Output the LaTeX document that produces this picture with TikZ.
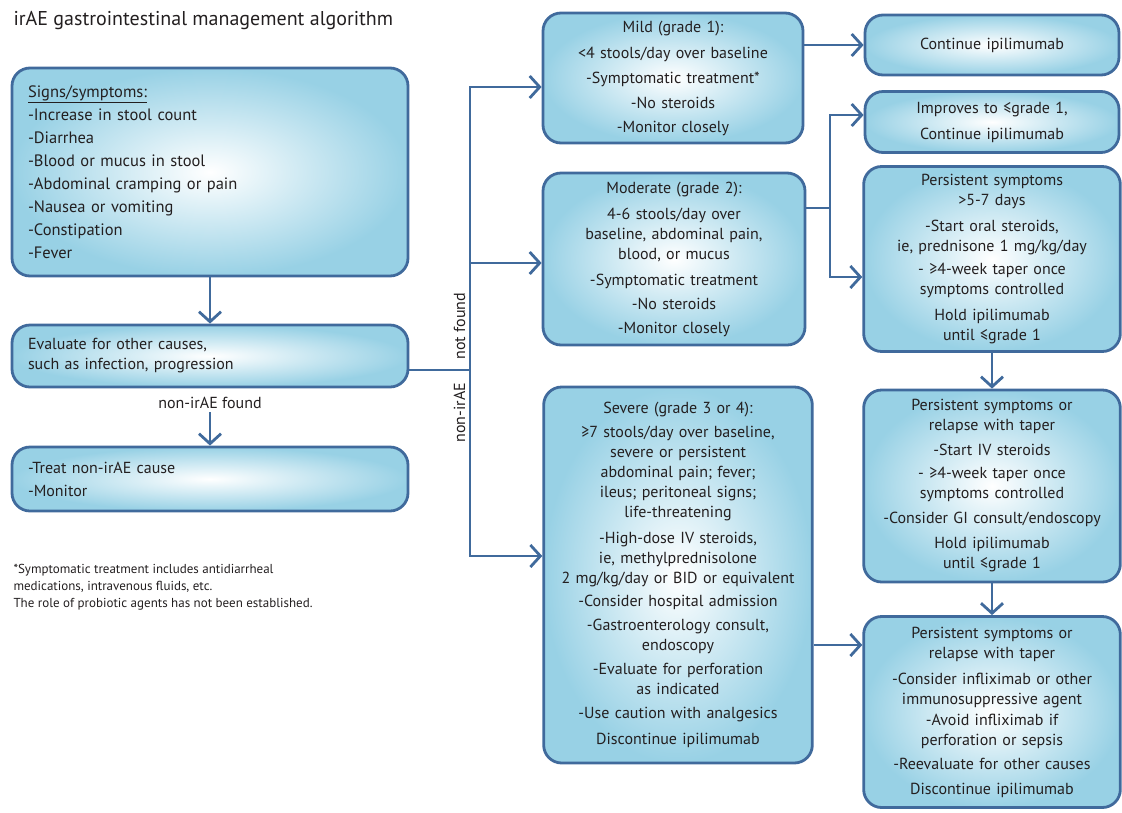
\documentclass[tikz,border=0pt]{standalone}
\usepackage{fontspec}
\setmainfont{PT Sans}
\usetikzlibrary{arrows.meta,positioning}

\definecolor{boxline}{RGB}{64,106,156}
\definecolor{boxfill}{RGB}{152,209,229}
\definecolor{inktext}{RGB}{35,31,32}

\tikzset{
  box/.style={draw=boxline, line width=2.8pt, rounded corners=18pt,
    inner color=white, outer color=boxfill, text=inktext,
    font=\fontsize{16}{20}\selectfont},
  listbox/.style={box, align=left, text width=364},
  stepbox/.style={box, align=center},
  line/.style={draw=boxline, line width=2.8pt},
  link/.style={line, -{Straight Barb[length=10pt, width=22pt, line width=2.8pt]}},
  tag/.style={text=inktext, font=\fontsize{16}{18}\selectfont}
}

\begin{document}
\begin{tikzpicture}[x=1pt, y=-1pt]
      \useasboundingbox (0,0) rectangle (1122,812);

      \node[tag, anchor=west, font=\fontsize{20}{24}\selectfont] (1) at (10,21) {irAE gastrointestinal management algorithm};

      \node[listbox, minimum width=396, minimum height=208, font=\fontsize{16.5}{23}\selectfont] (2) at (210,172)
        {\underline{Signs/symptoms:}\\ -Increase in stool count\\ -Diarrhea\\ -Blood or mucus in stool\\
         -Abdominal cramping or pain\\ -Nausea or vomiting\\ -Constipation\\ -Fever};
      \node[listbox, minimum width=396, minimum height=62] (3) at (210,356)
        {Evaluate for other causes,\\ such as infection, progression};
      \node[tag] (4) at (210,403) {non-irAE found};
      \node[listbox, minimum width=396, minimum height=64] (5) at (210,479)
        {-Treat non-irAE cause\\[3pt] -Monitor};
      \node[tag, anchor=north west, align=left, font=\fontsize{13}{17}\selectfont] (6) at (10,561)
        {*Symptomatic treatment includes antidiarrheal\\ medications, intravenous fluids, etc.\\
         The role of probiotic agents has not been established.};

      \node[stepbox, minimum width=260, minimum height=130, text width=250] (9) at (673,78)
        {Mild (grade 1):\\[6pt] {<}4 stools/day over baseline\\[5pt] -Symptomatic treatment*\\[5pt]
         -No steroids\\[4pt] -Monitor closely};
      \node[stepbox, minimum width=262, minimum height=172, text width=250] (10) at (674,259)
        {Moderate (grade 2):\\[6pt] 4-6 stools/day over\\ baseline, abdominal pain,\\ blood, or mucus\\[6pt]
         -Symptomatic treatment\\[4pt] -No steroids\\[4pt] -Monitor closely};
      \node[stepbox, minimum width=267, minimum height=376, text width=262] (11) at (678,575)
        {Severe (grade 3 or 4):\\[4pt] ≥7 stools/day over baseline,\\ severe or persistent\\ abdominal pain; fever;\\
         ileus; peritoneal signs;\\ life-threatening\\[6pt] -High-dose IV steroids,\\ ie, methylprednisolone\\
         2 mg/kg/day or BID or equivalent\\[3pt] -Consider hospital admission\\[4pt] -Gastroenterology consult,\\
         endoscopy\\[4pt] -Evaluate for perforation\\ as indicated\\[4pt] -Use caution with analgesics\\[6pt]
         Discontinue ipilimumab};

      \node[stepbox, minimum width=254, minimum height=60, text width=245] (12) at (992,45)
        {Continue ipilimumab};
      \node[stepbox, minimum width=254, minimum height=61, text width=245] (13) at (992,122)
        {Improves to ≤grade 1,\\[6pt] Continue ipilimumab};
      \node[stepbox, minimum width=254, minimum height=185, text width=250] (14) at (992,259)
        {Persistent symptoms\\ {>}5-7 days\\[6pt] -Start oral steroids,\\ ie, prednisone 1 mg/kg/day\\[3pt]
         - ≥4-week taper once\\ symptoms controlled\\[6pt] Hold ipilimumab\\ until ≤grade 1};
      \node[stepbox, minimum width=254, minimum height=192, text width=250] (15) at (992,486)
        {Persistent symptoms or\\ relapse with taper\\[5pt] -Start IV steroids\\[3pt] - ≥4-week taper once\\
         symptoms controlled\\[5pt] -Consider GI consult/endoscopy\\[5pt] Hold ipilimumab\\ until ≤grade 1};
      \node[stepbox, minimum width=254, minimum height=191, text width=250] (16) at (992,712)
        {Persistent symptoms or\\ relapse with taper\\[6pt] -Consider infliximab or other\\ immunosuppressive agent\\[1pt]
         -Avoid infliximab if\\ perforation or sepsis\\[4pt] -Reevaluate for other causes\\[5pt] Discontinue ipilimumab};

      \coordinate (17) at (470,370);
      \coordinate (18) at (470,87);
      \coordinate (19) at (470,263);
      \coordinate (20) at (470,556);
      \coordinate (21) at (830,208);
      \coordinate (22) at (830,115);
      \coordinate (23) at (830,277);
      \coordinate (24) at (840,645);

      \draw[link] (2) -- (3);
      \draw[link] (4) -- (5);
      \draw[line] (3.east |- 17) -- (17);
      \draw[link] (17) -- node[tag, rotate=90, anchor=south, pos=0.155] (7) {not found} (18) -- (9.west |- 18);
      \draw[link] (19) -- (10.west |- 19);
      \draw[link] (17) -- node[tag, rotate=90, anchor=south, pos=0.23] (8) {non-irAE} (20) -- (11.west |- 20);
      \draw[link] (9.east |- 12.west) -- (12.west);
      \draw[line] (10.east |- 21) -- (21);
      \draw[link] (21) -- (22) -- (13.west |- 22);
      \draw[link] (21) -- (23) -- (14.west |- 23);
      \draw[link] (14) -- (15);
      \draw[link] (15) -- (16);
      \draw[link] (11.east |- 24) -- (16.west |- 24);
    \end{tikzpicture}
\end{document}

• • •

**Work instructions:** All of the data above should be quoted exactly, except for the pictures.

**Final result:**
Output the LaTeX document that produces this picture with TikZ.
\documentclass[tikz,border=0pt]{standalone}
\usepackage{fontspec}
\setmainfont{PT Sans}
\usetikzlibrary{arrows.meta,positioning}

\definecolor{boxline}{RGB}{64,106,156}
\definecolor{boxfill}{RGB}{152,209,229}
\definecolor{inktext}{RGB}{35,31,32}

\tikzset{
  box/.style={draw=boxline, line width=2.8pt, rounded corners=18pt,
    inner color=white, outer color=boxfill, text=inktext,
    font=\fontsize{16}{20}\selectfont},
  listbox/.style={box, align=left, text width=364},
  stepbox/.style={box, align=center},
  line/.style={draw=boxline, line width=2.8pt},
  link/.style={line, -{Straight Barb[length=10pt, width=22pt, line width=2.8pt]}},
  tag/.style={text=inktext, font=\fontsize{16}{18}\selectfont}
}

\begin{document}
\begin{tikzpicture}[x=1pt, y=-1pt]
      \useasboundingbox (0,0) rectangle (1122,812);

      \node[tag, anchor=west, font=\fontsize{20}{24}\selectfont] (1) at (10,21) {irAE gastrointestinal management algorithm};

      \node[listbox, minimum width=396, minimum height=208, font=\fontsize{16.5}{23}\selectfont] (2) at (210,172)
        {\underline{Signs/symptoms:}\\ -Increase in stool count\\ -Diarrhea\\ -Blood or mucus in stool\\
         -Abdominal cramping or pain\\ -Nausea or vomiting\\ -Constipation\\ -Fever};
      \node[listbox, minimum width=396, minimum height=62] (3) at (210,356)
        {Evaluate for other causes,\\ such as infection, progression};
      \node[tag] (4) at (210,403) {non-irAE found};
      \node[listbox, minimum width=396, minimum height=64] (5) at (210,479)
        {-Treat non-irAE cause\\[3pt] -Monitor};
      \node[tag, anchor=north west, align=left, font=\fontsize{13}{17}\selectfont] (6) at (10,561)
        {*Symptomatic treatment includes antidiarrheal\\ medications, intravenous fluids, etc.\\
         The role of probiotic agents has not been established.};

      \node[stepbox, minimum width=260, minimum height=130, text width=250] (9) at (673,78)
        {Mild (grade 1):\\[6pt] {<}4 stools/day over baseline\\[5pt] -Symptomatic treatment*\\[5pt]
         -No steroids\\[4pt] -Monitor closely};
      \node[stepbox, minimum width=262, minimum height=172, text width=250] (10) at (674,259)
        {Moderate (grade 2):\\[6pt] 4-6 stools/day over\\ baseline, abdominal pain,\\ blood, or mucus\\[6pt]
         -Symptomatic treatment\\[4pt] -No steroids\\[4pt] -Monitor closely};
      \node[stepbox, minimum width=267, minimum height=376, text width=262] (11) at (678,575)
        {Severe (grade 3 or 4):\\[4pt] ≥7 stools/day over baseline,\\ severe or persistent\\ abdominal pain; fever;\\
         ileus; peritoneal signs;\\ life-threatening\\[6pt] -High-dose IV steroids,\\ ie, methylprednisolone\\
         2 mg/kg/day or BID or equivalent\\[3pt] -Consider hospital admission\\[4pt] -Gastroenterology consult,\\
         endoscopy\\[4pt] -Evaluate for perforation\\ as indicated\\[4pt] -Use caution with analgesics\\[6pt]
         Discontinue ipilimumab};

      \node[stepbox, minimum width=254, minimum height=60, text width=245] (12) at (992,45)
        {Continue ipilimumab};
      \node[stepbox, minimum width=254, minimum height=61, text width=245] (13) at (992,122)
        {Improves to ≤grade 1,\\[6pt] Continue ipilimumab};
      \node[stepbox, minimum width=254, minimum height=185, text width=250] (14) at (992,259)
        {Persistent symptoms\\ {>}5-7 days\\[6pt] -Start oral steroids,\\ ie, prednisone 1 mg/kg/day\\[3pt]
         - ≥4-week taper once\\ symptoms controlled\\[6pt] Hold ipilimumab\\ until ≤grade 1};
      \node[stepbox, minimum width=254, minimum height=192, text width=250] (15) at (992,486)
        {Persistent symptoms or\\ relapse with taper\\[5pt] -Start IV steroids\\[3pt] - ≥4-week taper once\\
         symptoms controlled\\[5pt] -Consider GI consult/endoscopy\\[5pt] Hold ipilimumab\\ until ≤grade 1};
      \node[stepbox, minimum width=254, minimum height=191, text width=250] (16) at (992,712)
        {Persistent symptoms or\\ relapse with taper\\[6pt] -Consider infliximab or other\\ immunosuppressive agent\\[1pt]
         -Avoid infliximab if\\ perforation or sepsis\\[4pt] -Reevaluate for other causes\\[5pt] Discontinue ipilimumab};

      \coordinate (17) at (470,370);
      \coordinate (18) at (470,87);
      \coordinate (19) at (470,263);
      \coordinate (20) at (470,556);
      \coordinate (21) at (830,208);
      \coordinate (22) at (830,115);
      \coordinate (23) at (830,277);
      \coordinate (24) at (840,645);

      \draw[link] (2) -- (3);
      \draw[link] (4) -- (5);
      \draw[line] (3.east |- 17) -- (17);
      \draw[link] (17) -- node[tag, rotate=90, anchor=south, pos=0.155] (7) {not found} (18) -- (9.west |- 18);
      \draw[link] (19) -- (10.west |- 19);
      \draw[link] (17) -- node[tag, rotate=90, anchor=south, pos=0.23] (8) {non-irAE} (20) -- (11.west |- 20);
      \draw[link] (9.east |- 12.west) -- (12.west);
      \draw[line] (10.east |- 21) -- (21);
      \draw[link] (21) -- (22) -- (13.west |- 22);
      \draw[link] (21) -- (23) -- (14.west |- 23);
      \draw[link] (14) -- (15);
      \draw[link] (15) -- (16);
      \draw[link] (11.east |- 24) -- (16.west |- 24);
    \end{tikzpicture}
\end{document}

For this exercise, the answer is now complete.